La qualification de "meurtre" peut-elle être retenue ?

Un scénario réaliste ? Aux yeux de Me Jérémy Kalfon, avocat pénaliste au barreau de Paris, cette voie juridique n’est tout simplement pas envisageable. Et ce pour deux raisons. Il nous rappelle notamment qu’en droit français, un meurtre implique nécessairement un "élément matériel". Ce qui veut donc dire une action résultant d’un "acte positif" et non d’une "abstention". "Pour qu’il y ait meurtre, il faut prouver la causalité entre un acte positif et la mort d’un être humain. Là nous n’avons pas d’acte positif puisqu’on s’abstient de faire quelque-chose : les soins." 
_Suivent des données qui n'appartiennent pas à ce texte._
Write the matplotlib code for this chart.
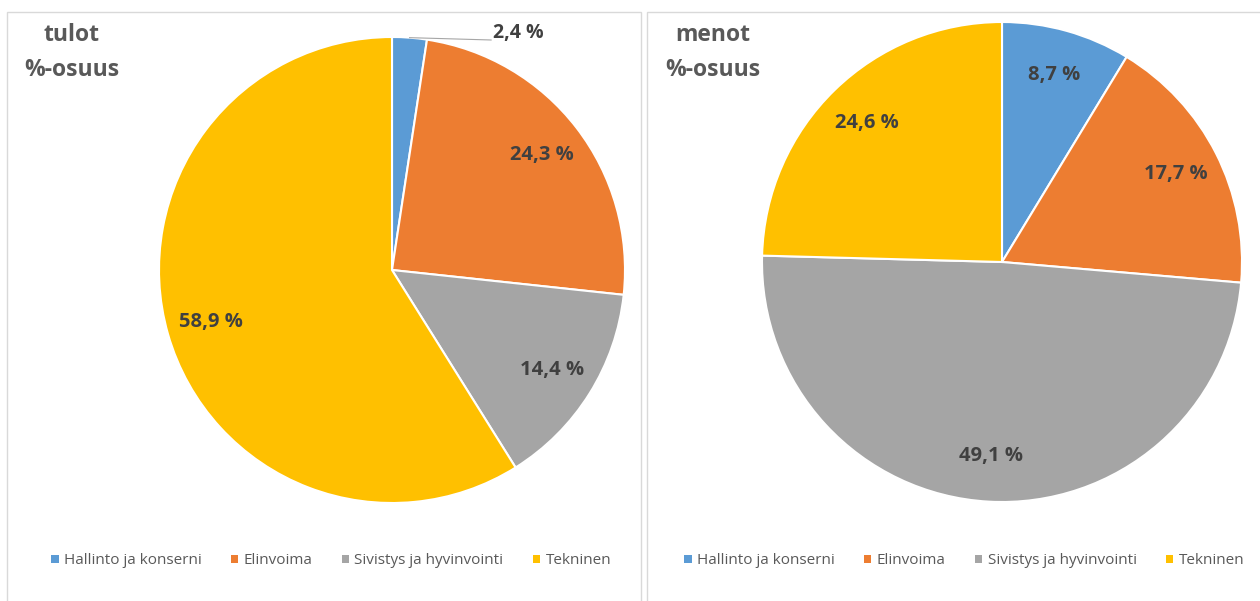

Selon lui, si les parents voulaient vraiment prouver l'existence d'un crime, il leur faudrait aller sur le terrain de la non-assistance à personne en péril ou de parler d’un empoisonnement. "Si on l’euthanasie, c’est-à-dire si on injecte dans son corps un produit de nature à provoquer la mort, là, c’est un empoisonnement. Et donc il y a une qualification pénale criminelle." Sauf que dans le cas de Vincent Lambert, il n’y aura pas d’euthanasie mais arrêt des soins avec, parallèlement, une sédation profonde. Celle-ci peut résulter d’un "acte positif". Mais encore faut-il prouver qu’elle est "de nature à causer la mort". "Je ne suis pas médecin, mais je ne pense pas que ce soit le cas", reprend l’avocat.

Capture d'écran de l'article 121-3 du Code pénal
Capture d'écran de l'article 121-3 du Code pénal - légifrance

Il ajoute également qu’outre la qualification, reste l'"aspect justificatif". Ici, comme arrêter les soins résulte d’une décision de justice, le médecin du CHU de Reims pourra invoquer l'"autorisation de la loi". "C’est un peu comme pour la légitime défense", vulgarise Me Kalfon. "Techniquement, vous avez commis un meurtre mais on dit que vous aviez une raison de le faire." 

Pour Nicolas Hervieu, juriste en droit public, la menace des avocats des parents de Vincent Lambert ne pourra d'ailleurs faire obstacle à l’arrêt des soins. Elle n’est selon lui qu’une simple façon de "mettre la pression". "Non, le dépôt de plainte ne serait pas de nature à être suspensif", nous souligne-t-il. 

L'avocat des parents n'a plus grand-chose à explorer
Nicolas Hervieu, juriste en droit public

S’il admet que "tout est encore possible", l'affaire ayant été "jalonnée de rebondissements", cet enseignant à Sciences Po va dans le sens de l’avocat de Rachel Lambert, d'après qui "il n'y a désormais plus d'obstacle juridique et contentieux à la reprise du processus d'arrêt des traitements". "Juridiquement, à ce stade, on voit très, très mal ce qui pourrait être initié comme recours", fait valoir Nicolas Hervieu.

"Il n’a plus grand-chose dans les mains [des avocats des parents]", assure-t-il, rendant néanmoins hommage à ce dernier pour avoir "tenté toutes les voies de droit possibles et imaginables". Pour le juriste, l’annonce d'une possible plainte pour meurtre n’est donc rien d'autre qu’un aveu d’échec, la preuve qu’il n’y a "plus grand-chose à explorer". 

Selon Nicolas Hervieu, le sujet n’est maintenant plus juridique. Il estime que la prochaine question sera de savoir à quel moment le médecin de Vincent Lambert pourra bel et bien mettre en application la décision qu’il a pris d’arrêter les soins, décision qui a été validée aussi bien par le Conseil d’Etat que par la Cour européenne des droits de l’Homme. Un moment qui marquerait alors vraiment le point final à ce conflit de plus de dix ans.